After the foreclosures and tumbling economies of the last decade, debt has taken on new significance. As have vigilante collectives, or to give them another name, terrorist groups. From its Paper Street headquarters, Tyler Durden’s Project Mayhem (inspired by Palahniuk’s involvement with real-life pranksters, the Cacophony Society) trained the disaffected and disenfranchised to go forth and spread chaos. That means something different to what it did in 1999. To use a psychobabble term Tyler and Elliot would both almost certainly scoff at, it has more baggage.
Which is why it’s satisfying for Mr Robot to take up select of Fight Club’s themes so they can be examined in light of the last decade and a half. In Elliot, it’s provided us with a new anti-capitalist poster boy. A complicated, damaged figure, one who has no trouble crossing some boundaries but who struggles to engage socially.
This non-franchise, partial reboot of sorts shows us what elements of Fight Club might look like in 2015 without hurting our memory of the original. It also allows us to be told that story over multiple episodes (and seasons—creator Esmail envisages four or five ten-episode runs before Mr Robot reaches its pre-determined endpoint).
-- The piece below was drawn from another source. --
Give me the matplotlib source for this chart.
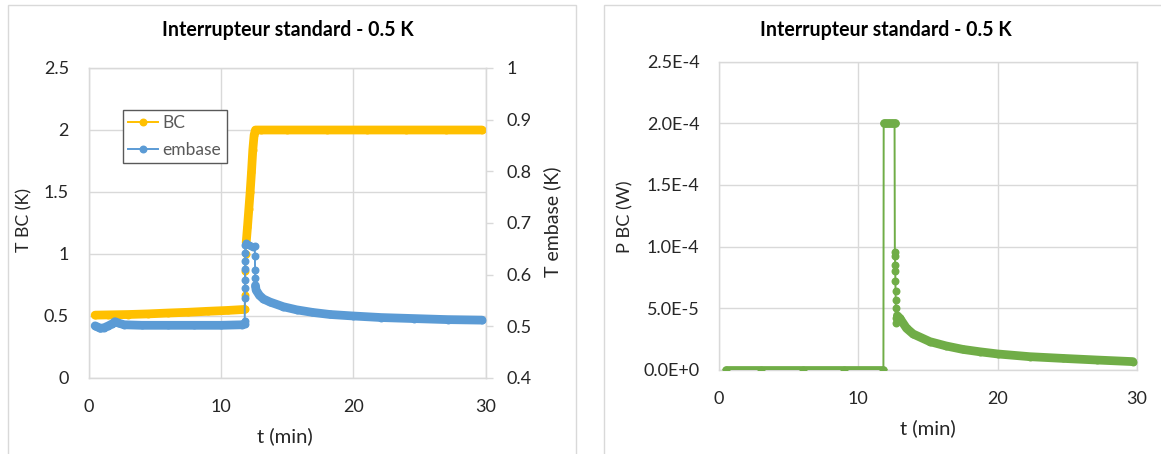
import numpy as np
import matplotlib
matplotlib.use("Agg")
import matplotlib.pyplot as plt
from matplotlib.ticker import FuncFormatter, MultipleLocator
from matplotlib.patches import Rectangle
from matplotlib.lines import Line2D

plt.rcParams['font.family'] = ['Lato', 'DejaVu Sans']

# ---------------- data ----------------
title = "Interrupteur standard - 0.5 K"
xlabel = "t (min)"
ylabel_bc = "T BC (K)"
ylabel_emb = "T embase (K)"
ylabel_p = "P BC (W)"
legend_labels = ["BC", "embase"]

t_bc = [0.5, 1.5, 3.0, 4.5, 6.0, 7.5, 9.0, 10.5, 11.8, 11.82, 11.84, 11.86,
        11.9, 12.0, 12.1, 12.2, 12.3, 12.4, 12.5, 12.6, 13.0, 15.0, 18.0,
        21.0, 24.0, 27.0, 29.7]
T_bc = [0.507, 0.509, 0.512, 0.517, 0.524, 0.530, 0.538, 0.545, 0.553, 0.67,
        0.86, 1.0, 1.09, 1.22, 1.36, 1.50, 1.66, 1.84, 1.96, 2.0, 2.0, 2.0,
        2.0, 2.0, 2.0, 2.0, 2.0]

t_emb = [0.5, 0.7, 0.9, 1.2, 1.5, 1.8, 2.0, 2.3, 2.7, 4.0, 6.0, 8.0, 10.0,
         11.6, 11.78, 11.79, 11.80, 11.805, 11.81, 11.815, 11.82, 11.825,
         11.83, 11.9, 12.0, 12.15, 12.3, 12.45, 12.55, 12.56, 12.57, 12.58,
         12.6, 12.65, 12.9, 13.2, 13.7, 14.7, 15.7, 16.9, 18.2, 20.0, 22.1,
         24.6, 27.1, 29.7]
T_emb = [0.501, 0.4985, 0.496, 0.4975, 0.501, 0.505, 0.509, 0.506, 0.503,
         0.502, 0.502, 0.502, 0.502, 0.503, 0.505, 0.511, 0.554, 0.575, 0.590,
         0.611, 0.627, 0.642, 0.658, 0.661, 0.660, 0.658, 0.656, 0.654, 0.655,
         0.637, 0.610, 0.594, 0.579, 0.570, 0.560, 0.553, 0.547, 0.538, 0.532,
         0.527, 0.523, 0.520, 0.517, 0.515, 0.513, 0.512]

t_p = [0.5, 3.0, 6.0, 9.0, 11.8, 11.82, 12.0, 12.2, 12.4, 12.6, 12.62,
       12.63, 12.64, 12.65, 12.66, 12.67, 12.68, 12.69, 12.70, 12.72, 12.8,
       12.98, 13.46, 13.93, 15.13, 16.3, 17.5, 18.7, 20.0, 22.3, 24.7, 27.1,
       29.7]
P_bc = [0.0, 0.0, 0.0, 0.0, 0.0, 2.0e-4, 2.0e-4, 2.0e-4, 2.0e-4, 2.0e-4,
        9.6e-5, 9.2e-5, 8.5e-5, 8.0e-5, 7.2e-5, 6.4e-5, 5.7e-5, 5.0e-5,
        4.2e-5, 3.8e-5, 4.4e-5, 4.19e-5, 3.38e-5, 2.92e-5, 2.30e-5, 1.95e-5,
        1.67e-5, 1.48e-5, 1.30e-5, 1.08e-5, 0.94e-5, 0.81e-5, 0.68e-5]

# ---------------- style ----------------
C_BC = "#FFC000"
C_EMB = "#5B9BD5"
C_P = "#70AD47"
GRID = "#D9D9D9"
TXT = "#262626"
W, H = 1161, 454
MS = 4.7
LW_THIN = 1.4
LW_BAND = 6.3
TICK_FS = 13


def fx(px):
    return px / W


def fy(py):
    return 1 - py / H


def band(ax, t, v, lo, hi, color, z):
    t = np.asarray(t)
    v = np.asarray(v)
    m = (t >= lo) & (t <= hi)
    ax.plot(t[m], v[m], color=color, lw=LW_BAND, solid_capstyle='round',
            solid_joinstyle='round', zorder=z)


def series(ax, t, v, color, z):
    ax.plot(t, v, color=color, lw=LW_THIN, marker='o', ms=MS, mec=color,
            mfc=color, zorder=z)


def style_axes(ax):
    for s in ax.spines.values():
        s.set_color(GRID)
        s.set_linewidth(1.0)
    ax.grid(True, color=GRID, lw=1.0)
    ax.set_axisbelow(True)
    ax.tick_params(axis='y', length=0, colors=TXT, labelsize=TICK_FS, pad=14)
    ax.tick_params(axis='x', length=0, colors=TXT, labelsize=TICK_FS, pad=15)


fig = plt.figure(figsize=(W / 100, H / 100), dpi=100)
renderer = fig.canvas.get_renderer()


def fit(t, target, vertical=False):
    for _ in range(3):
        bb = t.get_window_extent(renderer)
        size = bb.height if vertical else bb.width
        t.set_fontsize(t.get_fontsize() * target / size)
    return t


# chart-area borders
fig.patches.append(Rectangle((fx(8), fy(470)), fx(576 - 8), (470 - 5) / H,
                             transform=fig.transFigure, fill=False,
                             ec=GRID, lw=1.0))
fig.patches.append(Rectangle((fx(604), fy(470)), fx(1175 - 604), (470 - 5) / H,
                             transform=fig.transFigure, fill=False,
                             ec=GRID, lw=1.0))

# ---------------- left chart ----------------
ax1 = fig.add_axes([fx(88.5), fy(378), fx(486 - 88.5), (378 - 68) / H])
style_axes(ax1)
ax1.set_xlim(0, 30)
ax1.set_ylim(0, 2.5)
ax1.xaxis.set_major_locator(MultipleLocator(10))
ax1.yaxis.set_major_locator(MultipleLocator(0.5))
ax1.yaxis.set_major_formatter(FuncFormatter(lambda v, p: f"{v:g}"))

ax2 = ax1.twinx()
ax2.set_ylim(0.4, 1.0)
ax2.yaxis.set_major_locator(MultipleLocator(0.1))
ax2.yaxis.set_major_formatter(FuncFormatter(lambda v, p: f"{v:g}"))
for s in ax2.spines.values():
    s.set_color(GRID)
ax2.tick_params(axis='y', direction='out', length=5, width=1, color=GRID,
                labelcolor=TXT, labelsize=TICK_FS, pad=9.5)

series(ax1, t_bc, T_bc, C_BC, 3)
band(ax1, t_bc, T_bc, 0, 11.8, C_BC, 3)
band(ax1, t_bc, T_bc, 11.9, 30, C_BC, 3)

series(ax2, t_emb, T_emb, C_EMB, 3)
band(ax2, t_emb, T_emb, 0, 11.78, C_EMB, 3)
band(ax2, t_emb, T_emb, 12.6, 30, C_EMB, 3)

handles = [Line2D([], [], color=C_BC, lw=LW_THIN, marker='o', ms=MS),
           Line2D([], [], color=C_EMB, lw=LW_THIN, marker='o', ms=MS)]
leg = ax2.legend(handles, legend_labels, loc='upper left',
                 bbox_to_anchor=(fx(122.7), fy(110)),
                 bbox_transform=fig.transFigure, fontsize=12.5,
                 frameon=True, fancybox=False, framealpha=1,
                 edgecolor="#595959", handlelength=1.75, handletextpad=0.25,
                 borderpad=0.3, labelspacing=0.6, borderaxespad=0)
leg.get_frame().set_linewidth(1.0)
for txt in leg.get_texts():
    txt.set_color("#595959")

t1 = fig.text(fx(288), fy(29.5), title, ha='center', va='center',
              fontsize=14, fontweight='bold', color="#000000")
fit(t1, 250)
xl1 = fig.text(fx(285), fy(436), xlabel, ha='center', va='center',
               fontsize=14, color=TXT)
fit(xl1, 56)
yl1 = fig.text(fx(24), fy(220), ylabel_bc, ha='center', va='center',
               rotation=90, fontsize=14, color=TXT)
fit(yl1, 64, vertical=True)
yl2 = fig.text(fx(552), fy(222), ylabel_emb, ha='center', va='center',
               rotation=90, fontsize=14, color=TXT)
fit(yl2, 110, vertical=True)

# ---------------- right chart ----------------
ax3 = fig.add_axes([fx(719), fy(370), fx(1137 - 719), (370 - 61.5) / H])
style_axes(ax3)
ax3.set_xlim(0, 30)
ax3.set_ylim(0, 2.5e-4)
ax3.xaxis.set_major_locator(MultipleLocator(10))
ax3.yaxis.set_major_locator(MultipleLocator(5e-5))


def sci(v, p):
    if abs(v) < 1e-12:
        return "0.0E+0"
    e = int(np.floor(np.log10(abs(v)) + 1e-9))
    m = v / 10 ** e
    return f"{m:.1f}E{e:+d}"


ax3.yaxis.set_major_formatter(FuncFormatter(sci))

series(ax3, t_p, P_bc, C_P, 3)
band(ax3, t_p, P_bc, 0, 11.8, C_P, 3)
band(ax3, t_p, P_bc, 11.82, 12.6, C_P, 3)
band(ax3, t_p, P_bc, 12.75, 30, C_P, 3)

t2 = fig.text(fx(886), fy(29.5), title, ha='center', va='center',
              fontsize=14, fontweight='bold', color="#000000")
fit(t2, 250)
xl2 = fig.text(fx(928), fy(428), xlabel, ha='center', va='center',
               fontsize=14, color=TXT)
fit(xl2, 56)
yl3 = fig.text(fx(625), fy(217), ylabel_p, ha='center', va='center',
               rotation=90, fontsize=14, color=TXT)
fit(yl3, 73, vertical=True)

fig.savefig("out.png", dpi=100)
Instead of a concentrated two hour bullet of sardonic nihilism, Mr Robot has time to show us the state of the world from several angles, playing with our perceptions all the while.
Mr Robot’s cyber-thriller story refreshes parts of a cult classic, blending them with original elements and genre inspirations. It may not overlap with Fight Club’s preoccupation with masculinity, and its hacking content gives it an altogether different identity, but it feels like the spiritual successor to Fincher’s film, fans of which should realise what a recommendation that is.